Since this intercalary period falls outside the structure of the normal Baha’i months, those four or five “days without months” can adjust easily during a leap year without altering the regular ongoing schedule and duration of the regular sequence of months. This also has the added benefit of leaving the vernal equinox, the first day of spring, in its rightful solar place every year.
This new calendar, now adopted around the world in every Baha’i community, has already begun to have an impact on humanity. Baha’is celebrate Intercalary Days by holding festivities, giving gifts, throwing and going to parties, starting service projects, and doing charitable humanitarian work for the poor and the needy. This fun, celebratory, and service-oriented time precedes a 19-day period of intermittent fasting and reflection during the last Baha’i month of the year.
Let the days in excess of the months be placed before the month of fasting. We have ordained that these, amid all nights and days, shall be the manifestations of the letter Ha, and thus they have not been bounded by the limits of the year and its months. It behooveth the people of Baha, throughout these days, to provide good cheer for themselves, their kindred and, beyond them, the poor and needy, and with joy and exultation to hail and glorify their Lord, to sing His praise and magnify His Name; and when they end — these days of giving that precede the season of restraint — let them enter upon the Fast.
During those four or five Baha’i holy days (called Ayyam-i-Ha, which means “Days of Ha” — more about that name later, in the next installment of this series) Baha’is say this prayer from Baha’u’llah, which asks the Creator to admit every soul, no matter who they are, into God’s presence:
My God, my Fire and my Light! The days which Thou hast named the Ayyam-i-Ha in Thy Book have begun, O Thou Who art the King of names, and the fast which Thy most exalted Pen hath enjoined unto all who are in the kingdom of Thy creation to observe is approaching. I entreat Thee, O my Lord, by these days and by all such as have during that period clung to the cord of Thy commandments, and laid hold on the handle of Thy precepts, to grant that unto every soul may be assigned a place within the precincts of Thy court, and a seat at the revelation of the splendors of the light of Thy countenance.

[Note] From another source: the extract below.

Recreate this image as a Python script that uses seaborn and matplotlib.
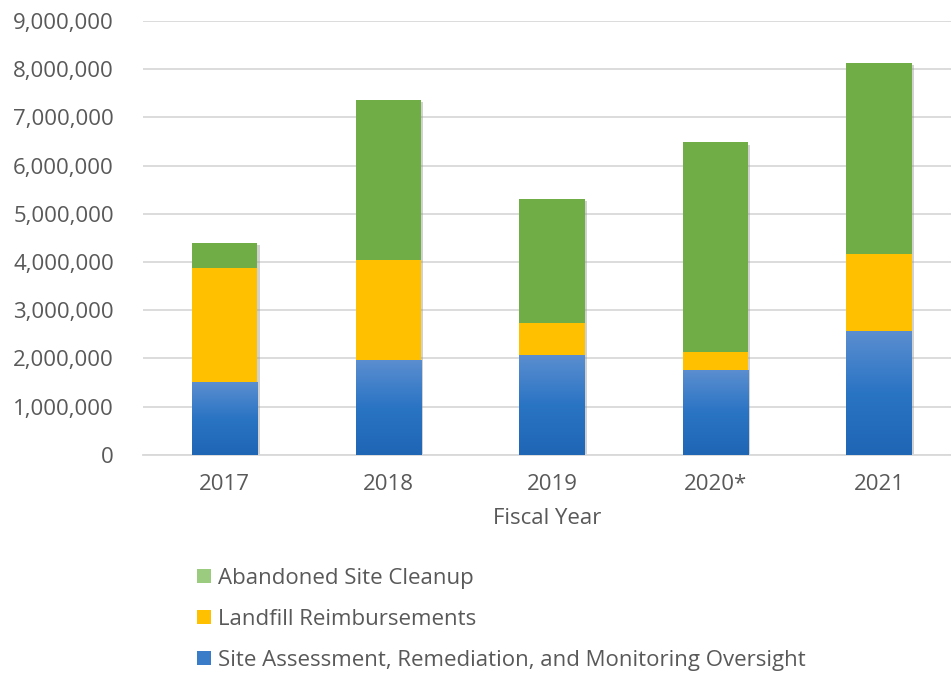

These, O my Lord, are Thy servants whom no corrupt inclination hath kept back from what Thou didst send down in Thy Book. They have bowed themselves before Thy Cause, and received Thy Book with such resolve as is born of Thee, and observed what Thou hadst prescribed unto them, and chosen to follow that which had been sent down by Thee.
Thou seest, O my Lord, how they have recognized and confessed whatsoever Thou hast revealed in Thy Scriptures. Give them to drink, O my Lord, from the hands of Thy graciousness the waters of Thine eternity. Write down, then, for them the recompense ordained for him that hath immersed himself in the ocean of Thy presence, and attained unto the choice wine of Thy meeting.
I implore Thee, O Thou the King of kings and the Pitier of the downtrodden, to ordain for them the good of this world and of the world to come. Write down for them, moreover, what none of Thy creatures hath discovered, and number them with those who have circled round Thee, and who move about Thy throne in every world of Thy worlds.
Thou, truly, art the Almighty, the All-Knowing, the All-Informed.
No matter who or where you are in the world, if you visit a Baha’i community during Intercalary Days you’re likely to encounter a celebratory mood, happy gatherings, and maybe even a gift or two. Baha’is everywhere invite everyone to join the festivities!